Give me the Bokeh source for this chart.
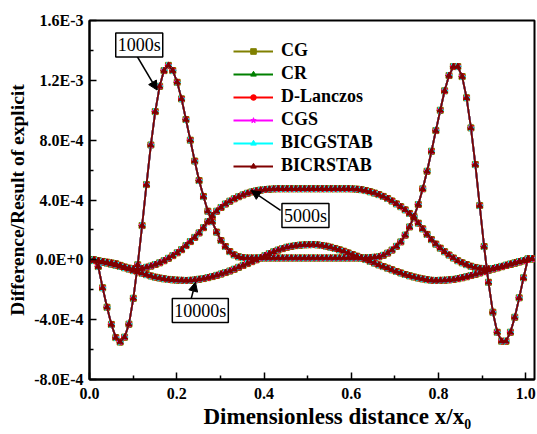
import numpy as np
from bokeh.plotting import figure
from bokeh.models import (ColumnDataSource, Legend, LegendItem, Label, Arrow, NormalHead,
                          FixedTicker, CustomJSTickFormatter, Range1d, Title)
from bokeh.embed import file_html
from bokeh.resources import INLINE

# ---------------- data (difference / result of explicit, in units of 1E-3) ----------------
x_pos = [round(i * 1.015 / 101, 4) for i in range(102)]

t1000 = [0.0, 0.0, -0.045, -0.187, -0.317, -0.432, -0.52, -0.55, -0.517, -0.43,
         -0.257, -0.033, 0.229, 0.503, 0.768, 0.991, 1.16, 1.265, 1.30, 1.265,
         1.187, 1.076, 0.938, 0.80, 0.66, 0.53, 0.423, 0.325, 0.256, 0.185,
         0.129, 0.089, 0.055, 0.033, 0.02, 0.014, 0.012, 0.012, 0.012, 0.012,
         0.012, 0.012, 0.012, 0.012, 0.012, 0.012, 0.012, 0.012, 0.012, 0.012,
         0.012, 0.012, 0.012, 0.012, 0.012, 0.012, 0.012, 0.012, 0.012, 0.012,
         0.012, 0.012, 0.012, 0.013, 0.015, 0.017, 0.02, 0.03, 0.045, 0.065,
         0.09, 0.12, 0.165, 0.22, 0.29, 0.37, 0.475, 0.592, 0.726, 0.864,
         1.0, 1.13, 1.232, 1.292, 1.292, 1.225, 1.083, 0.882, 0.637, 0.363,
         0.089, -0.15, -0.35, -0.484, -0.544, -0.544, -0.484, -0.384, -0.254, -0.12,
         0.007, 0.007]

t5000 = [0.0, -0.002, -0.006, -0.011, -0.016, -0.021, -0.027, -0.037, -0.048, -0.056,
         -0.06, -0.061, -0.058, -0.05, -0.042, -0.031, -0.02, -0.006, 0.01, 0.028,
         0.047, 0.068, 0.095, 0.122, 0.15, 0.18, 0.215, 0.255, 0.295, 0.325,
         0.35, 0.373, 0.392, 0.408, 0.422, 0.434, 0.445, 0.454, 0.461, 0.466,
         0.47, 0.472, 0.474, 0.475, 0.475, 0.475, 0.475, 0.475, 0.475, 0.475,
         0.475, 0.475, 0.475, 0.475, 0.475, 0.475, 0.475, 0.475, 0.475, 0.475,
         0.474, 0.472, 0.469, 0.463, 0.455, 0.446, 0.436, 0.424, 0.41, 0.393,
         0.374, 0.355, 0.334, 0.31, 0.28, 0.245, 0.207, 0.17, 0.135, 0.105,
         0.078, 0.054, 0.032, 0.012, -0.006, -0.02, -0.032, -0.043, -0.051, -0.057,
         -0.06, -0.061, -0.058, -0.051, -0.044, -0.036, -0.029, -0.021, -0.013, -0.006,
         0.002, 0.007]

t10000 = [0.0, -0.005, -0.01, -0.016, -0.022, -0.029, -0.036, -0.044, -0.053, -0.062,
          -0.072, -0.08, -0.09, -0.099, -0.108, -0.116, -0.122, -0.127, -0.131, -0.134,
          -0.136, -0.137, -0.138, -0.137, -0.134, -0.13, -0.125, -0.119, -0.112, -0.104,
          -0.095, -0.085, -0.075, -0.063, -0.05, -0.038, -0.025, -0.012, 0.0, 0.014,
          0.028, 0.041, 0.054, 0.065, 0.075, 0.084, 0.09, 0.095, 0.098, 0.1,
          0.101, 0.102, 0.1, 0.096, 0.091, 0.084, 0.076, 0.067, 0.057, 0.046,
          0.035, 0.024, 0.013, 0.002, -0.01, -0.022, -0.034, -0.045, -0.056, -0.067,
          -0.078, -0.088, -0.098, -0.107, -0.115, -0.122, -0.128, -0.133, -0.137, -0.138,
          -0.137, -0.136, -0.134, -0.131, -0.126, -0.12, -0.113, -0.105, -0.097, -0.088,
          -0.079, -0.07, -0.062, -0.054, -0.046, -0.038, -0.03, -0.022, -0.014, -0.006,
          0.002, 0.007]

methods = ["CG", "CR", "D-Lanczos", "CGS", "BICGSTAB", "BICRSTAB"]
colors = ["#808000", "#008000", "#ff0000", "#ff00ff", "#00ffff", "#800000"]
markers = ["square", "triangle", "circle", "star", "triangle", "triangle"]
angles = [0.0, np.pi / 2, 0.0, 0.0, -np.pi / 2, 0.0]

x_ticks = [0.0, 0.2, 0.4, 0.6, 0.8, 1.0]
x_minor = [0.1, 0.3, 0.5, 0.7, 0.9]
y_ticks = [-8e-4, -4e-4, 0.0, 4e-4, 8e-4, 1.2e-3, 1.6e-3]
y_minor = [-6e-4, -2e-4, 2e-4, 6e-4, 1.0e-3, 1.4e-3]

annotations = [("1000s", 0.114, 1.436e-3, 0.108, 1.366e-3, 0.155, 1.135e-3),
               ("5000s", 0.495, 0.296e-3, 0.438, 0.330e-3, 0.371, 0.463e-3),
               ("10000s", 0.254, -0.339e-3, 0.232, -0.272e-3, 0.243, -0.150e-3)]

x_title = "Dimensionless distance x/x\u2080"
y_title = "Difference/Result of explicit"

SERIF = "Liberation Serif"

p = figure(width=537, height=434, x_range=Range1d(0, 1.02), y_range=Range1d(-8e-4, 1.6e-3),
           output_backend="svg", toolbar_location=None,
           min_border_left=89, min_border_right=3, min_border_top=20, min_border_bottom=55)
p.background_fill_color = "white"
p.border_fill_color = "white"
p.outline_line_color = "black"
p.outline_line_width = 2
p.xgrid.visible = False
p.ygrid.visible = False

scale = 1e-3
curve_sets = [t1000, t5000, t10000]
items = []
for m, c, mk, ang in zip(methods, colors, markers, angles):
    rends = []
    for vals in curve_sets:
        src = ColumnDataSource(dict(x=x_pos, y=[v * scale for v in vals]))
        lr = p.line("x", "y", source=src, line_color=c, line_width=1.8)
        sr = p.scatter("x", "y", source=src, marker=mk, angle=ang, size=6,
                       fill_color=c, line_color=c)
        rends.extend([lr, sr])
    items.append(LegendItem(label=m, renderers=rends[:2]))

legend = Legend(items=items, location=(144, 202), padding=0, margin=0, spacing=0,
                glyph_width=40, glyph_height=14, label_height=23, label_standoff=8,
                label_text_font=SERIF, label_text_font_style="bold",
                label_text_font_size="18px", label_text_color="black",
                border_line_alpha=0, background_fill_alpha=0)
p.add_layout(legend)

yfmt = CustomJSTickFormatter(code="""
    if (Math.abs(tick) < 1e-12) { return "0.0E+0"; }
    const e = Math.floor(Math.log10(Math.abs(tick)) + 1e-9);
    const m = tick / Math.pow(10, e);
    return m.toFixed(1) + "E" + e;
""")
xfmt = CustomJSTickFormatter(code="return tick.toFixed(1);")

for ax in (p.xaxis[0], p.yaxis[0]):
    ax.axis_line_width = 2
    ax.major_tick_in = 7
    ax.major_tick_out = 0
    ax.minor_tick_in = 4
    ax.minor_tick_out = 0
    ax.major_tick_line_width = 1.5
    ax.minor_tick_line_width = 1.5
    ax.major_label_text_font = SERIF
    ax.major_label_text_font_style = "bold"
    ax.major_label_text_font_size = "16px"
    ax.major_label_text_color = "black"
    ax.axis_label_text_font = SERIF
    ax.axis_label_text_font_style = "bold"
    ax.axis_label_text_color = "black"

p.xaxis.ticker = FixedTicker(ticks=x_ticks, minor_ticks=x_minor)
p.yaxis.ticker = FixedTicker(ticks=y_ticks, minor_ticks=y_minor)
p.xaxis.formatter = xfmt
p.yaxis.formatter = yfmt
p.xaxis.major_label_standoff = 8
p.yaxis.major_label_standoff = 6
p.yaxis.axis_label = y_title
p.yaxis.axis_label_text_font_size = "19.5px"
p.yaxis.axis_label_standoff = 3

# x-axis title (sits right of centre in the reference)
p.add_layout(Title(text=x_title, align="left", offset=114, standoff=1,
                   text_font=SERIF, text_font_style="bold", text_font_size="23px",
                   text_color="black"), "below")

for text, lx, ly, xs, ys, xe, ye in annotations:
    p.add_layout(Arrow(end=NormalHead(size=9, fill_color="black", line_color="black"),
                       x_start=xs, y_start=ys, x_end=xe, y_end=ye,
                       line_color="black", line_width=1.5))
    p.add_layout(Label(x=lx, y=ly, text=text, text_align="center", text_baseline="middle",
                       text_font=SERIF, text_font_size="18px", text_color="black",
                       border_line_color="black", border_line_width=1.5,
                       background_fill_color="white", padding=2))

open("out.html", "w").write(file_html(p, INLINE))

____

DO THIS ::
Please quote the lines of the material, beginning with the first and ending with the one that contains "from bokeh.resources import INLINE", exactly as written and without any pictures.

EXERCISE RESPONSE ::
Give me the Bokeh source for this chart.
import numpy as np
from bokeh.plotting import figure
from bokeh.models import (ColumnDataSource, Legend, LegendItem, Label, Arrow, NormalHead,
                          FixedTicker, CustomJSTickFormatter, Range1d, Title)
from bokeh.embed import file_html
from bokeh.resources import INLINE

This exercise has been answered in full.